Lowell’s home is located at 91 Revere Street. He wrote Life Studies, a book of poetry. His Bostonian family could trace its origins back to the Mayflower. In “91 Revere Street,” a 40-page essay, Lowell focused on his troubled childhood and the struggles between his parents.
“It’s a challenge to read; your mind keeps asking: why, why, why, am I reading about Lowell’s tribulations in grade school.”The Poetry Foundation
Other 20th Century Writers’ Homes
Boston Magazine did a feature entitled “Five Famous Authors Who Lived in Beacon Hill.” As well as the authors listed in this article, BM’s list included Sylvia Plath (9 Willow Street) and Robert Frost (88 Mount Vernon Street).
“Bricks and cobblestones seem to inspire the pen.”Madeline Bilis
Plath resided in this apartment with her husband (poet Ted Hughes). It overlooks Acorn Street, considered one of Boston’s most quaint alleyways.
Beacon Hill Tour
Although I did not take the public tour of Beacon Hill, I can highly recommend a walking tour to learn more about this historic neighborhood. Boston by Foot offers a Hub of Literary America tour. Their guide Sally has been giving this tour since it was first introduced 30+ years ago. This tour explains Beacon Hill’s literary significance.
“Since Boston’s English Puritan founding in 1630, a heavy emphasis was placed on everyone learning to read and write, mainly so they could read the Bible. By about the mid-1800s, though, books had become part of the general culture, such that literature was no longer just religious writings and nonfiction, for example, histories and biographies. Literature was developing into what we know as a fine art. It culminated in Boston and on Beacon Hill through about 1890 due largely to the presence of those authors who would produce a golden age of American literature, led by the philosopher and intellectual Ralph Waldo Emerson. They were joined by men of business, like James T. Fields, who saw a bright future for American publishing, and, above all, by readers who were cultivated and highly appreciative of the writers and their writing,” she explained.

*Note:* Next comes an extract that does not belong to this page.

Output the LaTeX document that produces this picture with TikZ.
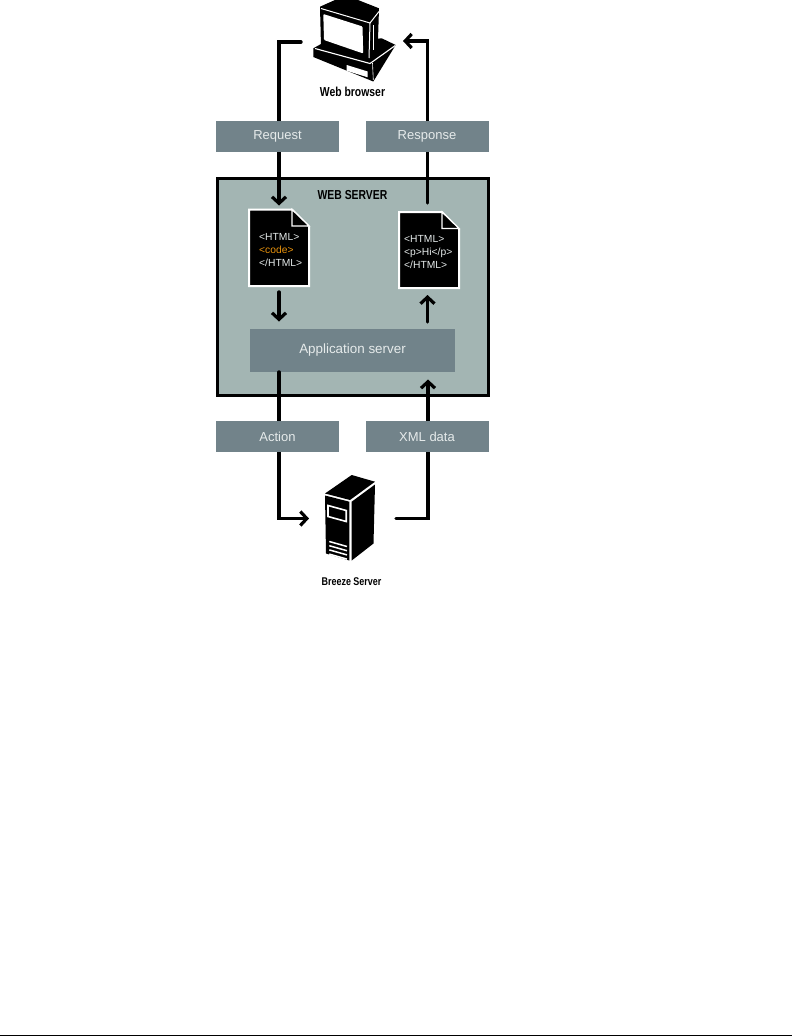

Boston by Foot also offers a Beacon Hill evening tour through its picturesque hilly streets. The tour highlights examples of early American architecture. Many homes were designed by architect Charles Bulfinch—“Experience Beacon Hill’s ornate past, from its rural beginnings to the vision of the Mount Vernon Proprietors, while walking among this historic collection of Federal and Greek Revival row houses.”
It is believed that Bulfinch designed at least three houses on Chestnut street at #13, #15 and #17. According to the plaque, Mrs. Hepsibah Swan, an original Mt. Vernon proprietor, had these homes built for her daughters before 1810.
African American Writers
I highly recommend the Boston Literary District website. It lists dozens of scribes who Boston can claim as their own as well as where readings, conferences, and other literary gatherings occur. Although the map of writers’ residences is currently malfunctioning, the website does list the home addresses to visit when exploring Boston’s literary district.
I highly recommend their current African American history tour. Famous Black writers include Lewis Hayden, William Cooper Nell, Josephine St. Pierre Ruffin, Susan Paul, Maria Stewart, and David Walker.
“You can take part in their remarkable stories by visiting Boston’s Black Heritage Trail®, as well as these sites in the Boston Literary District.”Boston Literary District
There are so many prominent Boston citizens who have called Beacon Hill home but I was the most fascinated by its literary heroes. Exploring Boston’s literary district is a must for any English major. Imagine visiting a place where they slaved away in their upper-level bedroom or attic writing their masterpieces. I found it transcendent.
“I want to do something splendid . . . something heroic or wonderful that won’t be forgotten when I am dead.”Jo March (Little Women)
You succeeded Louisa May Alcott. Although you only wrote Little Women to help your family’s financial plight, you found a way to delight as well as “astonish you all someday.” Thank you.